Montefiore Synagogue and Mausoleum
Sir Moses Montefiore (1784 - 1885), was a towering figure of Victorian England, renowned locally, nationally and internationally. He was knighted by Queen Victoria in 1838. He was the grandson of wealthy Sephardi London merchants originally from Livorno in Italy he retired from the Stock Exchange a rich man to devote his life to philanthropy. He gave generously locally: his mayoral gold chain, gifted in 1884, is still worn by Ramsgate mayors. He first came to Ramsgate in 1812 on his honeymoon with his wife Judith Cohen, sister-in-law to Nathan Rothschild. Ramsgate had had a small Jewish Community since 1786. After his first visit to Jerusalem, in 1827, he bought, in 1831, East Cliff Lodge (demolished 1954) with its 24 acres, now George VI Park. The pious and observant Montefiores’ immediately expressed their intention to build a synagogue as a private 'chapel' on their estate. David Mocatta, a cousin, was hired to design it. He was the first Anglo-Jewish architect, a pupil of Sir John Soane and architect of railway stations on the Brighton Line. Mocatta estimated the cost at between £1500 and £1600 exclusive of the interior which was to cost from £300 to £400. The foundation stone was laid on 9th August 1831 and the Synagogue was completed in 1833.

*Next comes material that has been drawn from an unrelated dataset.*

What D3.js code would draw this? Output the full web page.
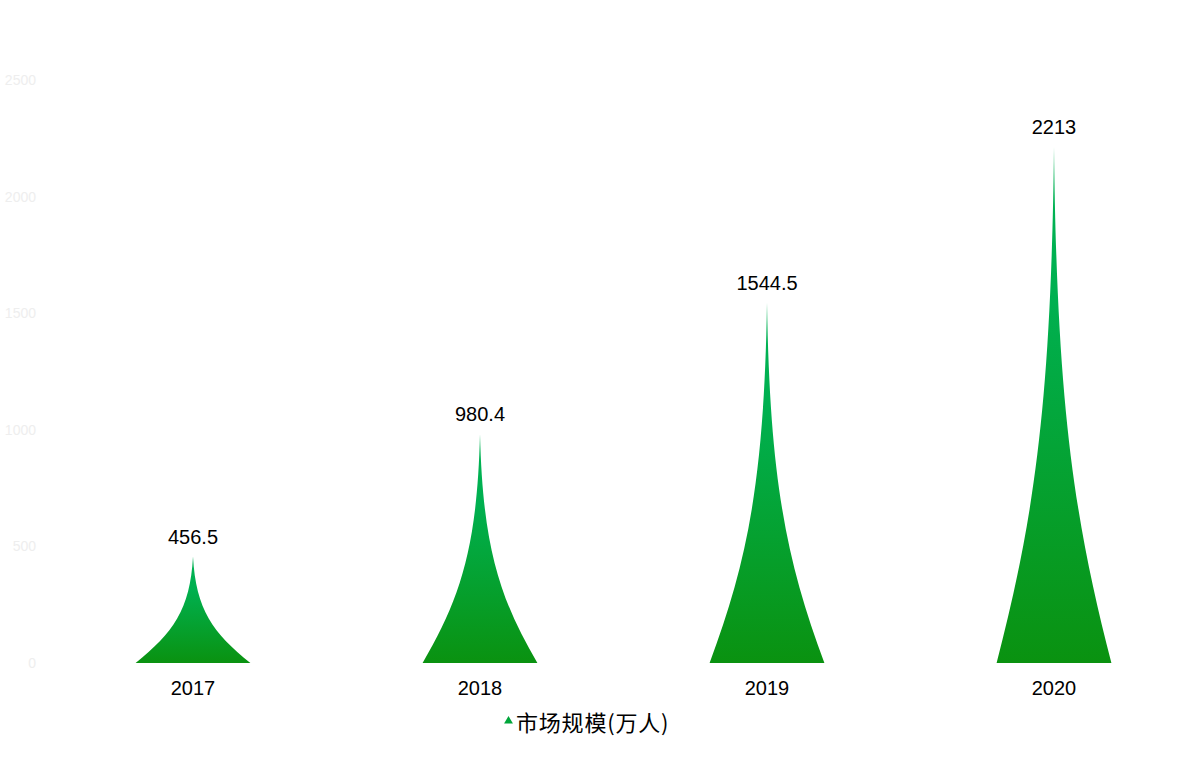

The Synagogue is maintained by the Montefiore Endowment which is a registered charity. The rite of the synagogue is that of Bevis Marks (1701) in the City of London. Regular services are no longer held due to a lack of a local Sephardi congregation.
Visiting is by appointment only and at least 3 working days’ notice is required.
Winter - October to April 11am - 2.30pm Sundays & Wednesdays.
Summer - May to September 11am - 3pm Sundays, Tuesdays & Thursdays
Under 16’s free. Adults £6 per person.